The field of HR is often bound by traditional practices, where things are done a certain way simply because they have always been done that way. However, 'Built for people' advocates for a necessary and timely shift in HR's focus on policing, bureaucracy, and administration to one that prioritizes value, engagement, and commerciality (product approach).
The book explores topics such as Employee experience as a product, small teams with a clear vision, and user research techniques that could lead HR leaders to rethink their operating model so that solutions are created from a problem and customer perspectives.
The reading explores tech companies' use cases. However, I would have appreciated more examples of how to initiate change in a department that is resistant to change, such as HR departments that rely heavily on David Ulrich's model.

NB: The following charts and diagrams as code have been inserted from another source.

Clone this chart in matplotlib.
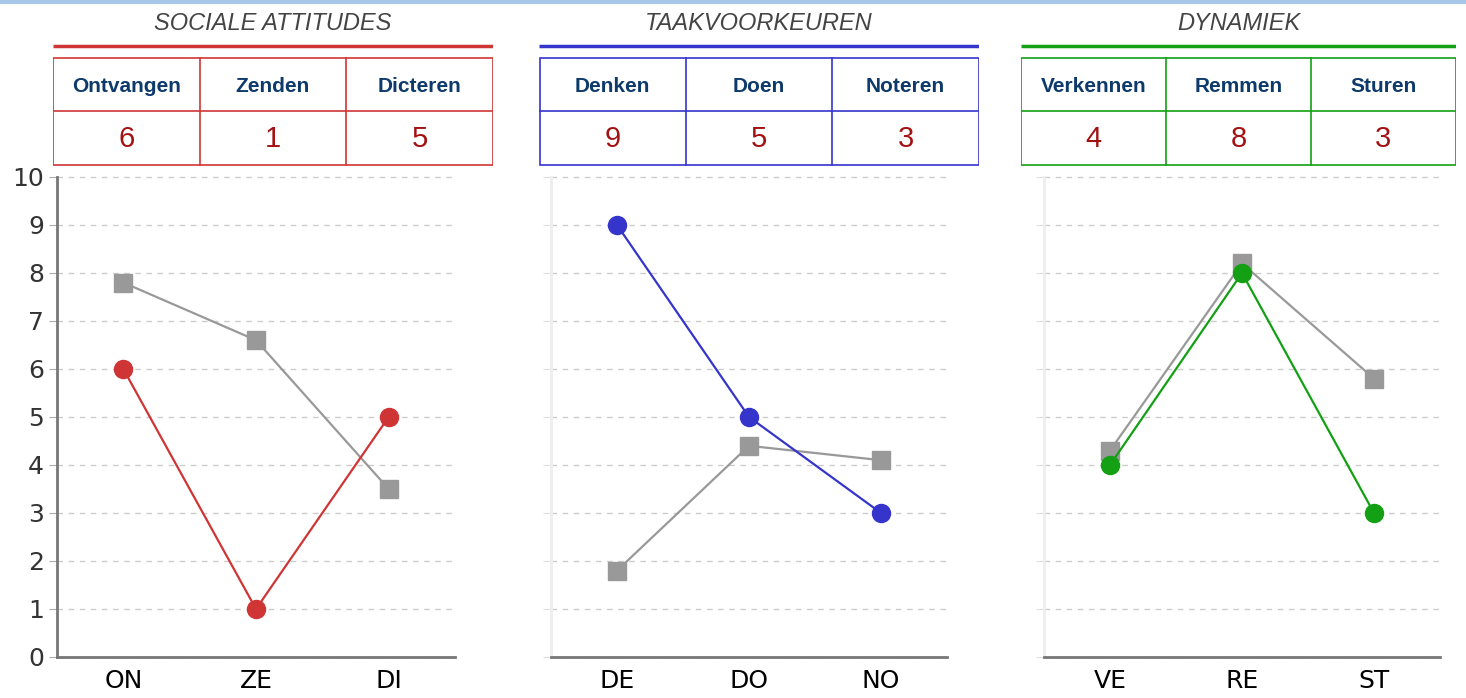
import matplotlib
matplotlib.use("Agg")
import matplotlib.pyplot as plt
from matplotlib.lines import Line2D
from matplotlib.patches import Rectangle

# data
titles = ["SOCIALE ATTITUDES", "TAAKVOORKEUREN", "DYNAMIEK"]
header_labels = [["Ontvangen", "Zenden", "Dicteren"],
                 ["Denken", "Doen", "Noteren"],
                 ["Verkennen", "Remmen", "Sturen"]]
short_labels = [["ON", "ZE", "DI"], ["DE", "DO", "NO"], ["VE", "RE", "ST"]]
scores = [[6, 1, 5], [9, 5, 3], [4, 8, 3]]
reference = [[7.8, 6.6, 3.5], [1.8, 4.4, 4.1], [4.3, 8.2, 5.8]]
colors = ["#d03535", "#3535cc", "#14a014"]

W, H = 1466, 698
fig = plt.figure(figsize=(W / 100, H / 100), dpi=100)

def box(x0, y0, x1, y1):
    # pixel box (top-left origin) -> figure fraction rect
    return [x0 / W, 1 - y1 / H, (x1 - x0) / W, (y1 - y0) / H]

# light blue line at top
fig.add_artist(Line2D([0, 1], [1 - 1.5 / H, 1 - 1.5 / H], color="#a9c7e6", lw=3))

axes_px = [(57, 455), (551, 947), (1044, 1440)]
table_px = [(53, 493), (539, 979), (1021, 1456)]

for i in range(3):
    # chart
    x0, x1 = axes_px[i]
    ax = fig.add_axes(box(x0, 177, x1, 657))
    xs = range(3)
    ax.plot(xs, reference[i], color="#999999", lw=1.6, marker="s", markersize=13, zorder=3)
    ax.plot(xs, scores[i], color=colors[i], lw=1.6, marker="o", markersize=13, zorder=4)
    ax.set_xlim(-0.5, 2.5)
    ax.set_ylim(0, 10)
    ax.set_yticks(range(0, 11))
    ax.set_xticks(list(xs))
    ax.set_xticklabels(short_labels[i], fontsize=18, color="black")
    ax.grid(axis="y", color="#cccccc", linestyle=(0, (4, 4)), lw=1)
    ax.set_axisbelow(True)
    for s in ["top", "right"]:
        ax.spines[s].set_visible(False)
    ax.spines["bottom"].set_color("#777777")
    ax.spines["bottom"].set_linewidth(2)
    ax.tick_params(axis="x", length=0, pad=9)
    if i == 0:
        ax.spines["left"].set_color("#777777")
        ax.spines["left"].set_linewidth(2)
        ax.tick_params(axis="y", labelsize=18, labelcolor="#333333", color="#aaaaaa", length=6)
    else:
        ax.spines["left"].set_color("#eeeeee")
        ax.spines["left"].set_linewidth(2)
        ax.tick_params(axis="y", labelleft=False, color="#dddddd", length=6)
    for t in ax.get_ygridlines():
        t.set_clip_on(False)

    # header table
    t0, t1 = table_px[i]
    hx = fig.add_axes(box(t0, 5, t1, 166))
    hx.set_xlim(t0, t1)
    hx.set_ylim(166, 5)
    hx.axis("off")
    hx.text((t0 + t1) / 2, 24, titles[i], ha="center", va="center", fontsize=17,
            style="italic", color="#444444", family="Liberation Sans")
    hx.plot([t0, t1], [46, 46], color=colors[i], lw=2.5, solid_capstyle="butt")
    hx.add_patch(Rectangle((t0 + 0.5, 58), t1 - t0 - 1, 107, fill=False,
                           edgecolor=colors[i], lw=1.2))
    hx.plot([t0, t1], [111, 111], color=colors[i], lw=1.2)
    cw = (t1 - t0) / 3
    for j in range(3):
        if j > 0:
            hx.plot([t0 + j * cw, t0 + j * cw], [58, 165], color=colors[i], lw=1.2)
        cx = t0 + (j + 0.5) * cw
        hx.text(cx, 87, header_labels[i][j], ha="center", va="center", fontsize=15,
                weight="bold", color="#0d3a6b", family="Liberation Sans")
        hx.text(cx, 139, str(scores[i][j]), ha="center", va="center", fontsize=21,
                color="#a31212", family="Liberation Sans")

fig.savefig("out.png", dpi=100)
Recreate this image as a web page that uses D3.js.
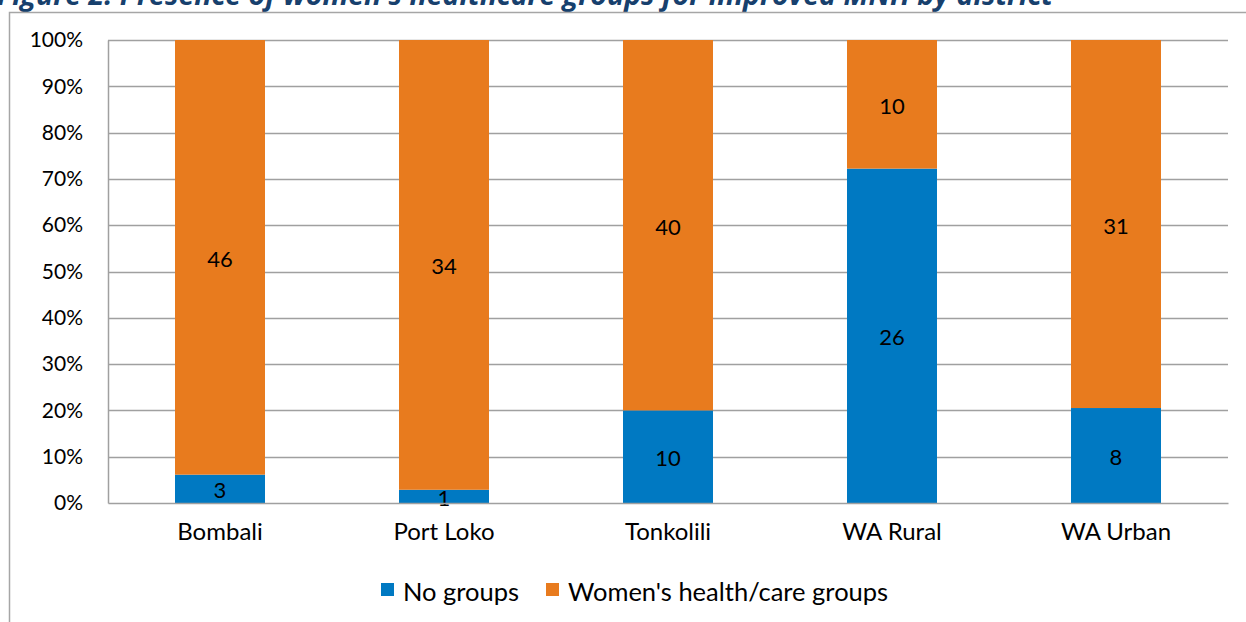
<!DOCTYPE html>
<html>
<head>
<meta charset="utf-8">
<script src="https://cdn.jsdelivr.net/npm/d3@7"></script>
<style>
  html, body { margin: 0; padding: 0; background: #fff; }
  svg { display: block; }
  text { font-family: Lato, "Open Sans", sans-serif; fill: #000; }
</style>
</head>
<body>
<svg id="chart" width="1246" height="622"></svg>
<script>
// District counts for each response category
const districts = ["Bombali", "Port Loko", "Tonkolili", "WA Rural", "WA Urban"];
const noGroups = [3, 1, 10, 26, 8];
const womensGroups = [46, 34, 40, 10, 31];
const seriesNames = ["No groups", "Women's health/care groups"];
const seriesColors = ["#0079C2", "#E87B1E"];
const yTicks = [0, 0.1, 0.2, 0.3, 0.4, 0.5, 0.6, 0.7, 0.8, 0.9, 1];

const svg = d3.select("#chart");
const W = 1246, H = 622;
const plot = { left: 108, right: 1228, top: 40, bottom: 503 };

// Title (sits partly above the visible page area)
svg.append("text")
  .attr("x", -3).attr("y", 5)
  .style("font-family", "'Open Sans', sans-serif")
  .style("font-weight", "bold").style("font-style", "italic")
  .style("font-size", "28.5px").style("fill", "#17406D")
  .text("Figure 2: Presence of women's healthcare groups for improved MNH by district");

// Chart frame
svg.append("rect")
  .attr("x", 9.5).attr("y", 12.5)
  .attr("width", W + 20).attr("height", H + 20)
  .attr("fill", "none").attr("stroke", "#A6A6A6").attr("stroke-width", 1.5);

const x = d3.scaleBand().domain(districts).range([plot.left, plot.right]).paddingInner(0).paddingOuter(0);
const barW = 90;
const y = d3.scaleLinear().domain([0, 1]).range([plot.bottom, plot.top]);

// Gridlines
svg.append("g")
  .selectAll("line").data(yTicks.filter(t => t > 0)).join("line")
  .attr("x1", plot.left).attr("x2", plot.right)
  .attr("y1", d => Math.round(y(d)) + 0.5).attr("y2", d => Math.round(y(d)) + 0.5)
  .attr("stroke", "#A0A0A0").attr("stroke-width", 1.5);

// Stacked percentages
const rows = districts.map((d, i) => {
  const total = noGroups[i] + womensGroups[i];
  return { district: d, values: [noGroups[i], womensGroups[i]], total };
});

rows.forEach(r => {
  let cum = 0;
  r.values.forEach((v, k) => {
    const y0 = cum / r.total, y1 = (cum + v) / r.total;
    cum += v;
    const cx = x(r.district) + x.bandwidth() / 2;
    svg.append("rect")
      .attr("x", cx - barW / 2).attr("width", barW)
      .attr("y", y(y1)).attr("height", y(y0) - y(y1))
      .attr("fill", seriesColors[k]);
    svg.append("text")
      .attr("x", cx).attr("y", (y(y0) + y(y1)) / 2 + 1)
      .attr("text-anchor", "middle").attr("dominant-baseline", "central")
      .style("font-size", "22px")
      .text(v);
  });
});

// Y axis
const yAxis = d3.axisLeft(y).tickValues(yTicks).tickFormat(d3.format(".0%")).tickSize(0).tickPadding(25);
const gy = svg.append("g").attr("transform", `translate(${plot.left},0)`).call(yAxis);
gy.select(".domain").attr("stroke", "#A0A0A0").attr("stroke-width", 1.5);
gy.selectAll("text").style("font-size", "21px").style("font-family", "Lato, 'Open Sans', sans-serif");

// X axis
const xAxis = d3.axisBottom(x).tickSize(0).tickPadding(20);
const gx = svg.append("g").attr("transform", `translate(0,${plot.bottom})`).call(xAxis);
gx.select(".domain").attr("stroke", "#A0A0A0").attr("stroke-width", 1.5);
gx.selectAll("text").style("font-size", "24px").style("font-family", "Lato, 'Open Sans', sans-serif");

// Legend
const legend = svg.append("g");
const legendItems = [{ x: 381, name: seriesNames[0], color: seriesColors[0] },
                     { x: 546, name: seriesNames[1], color: seriesColors[1] }];
legendItems.forEach(it => {
  legend.append("rect").attr("x", it.x).attr("y", 583).attr("width", 13).attr("height", 13).attr("fill", it.color);
  legend.append("text").attr("x", it.x + 22).attr("y", 591)
    .attr("dominant-baseline", "central").style("font-size", "25.5px").text(it.name);
});
</script>
</body>
</html>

I'd say it was a great starter book on Product Management Principles in People Operations with some easily understandable and relatable examples from People Operations & HR work. I read it in small increments over 4 months, so probably had forgotten the beginning by the time of the review, but I feel like it mostly offered good definitions and advice, and structured thinking for the very beginners. For me, it validated the approach I have already started to use with my team, but I definitely got some more ideas on how to see things from this perspective, how to create feedback loops and it created more excitement to get back in and test it all out! I would have expected more real life case studies on how this kind of an approach has transformed People Operations work. Overall, a good 4+ for that book!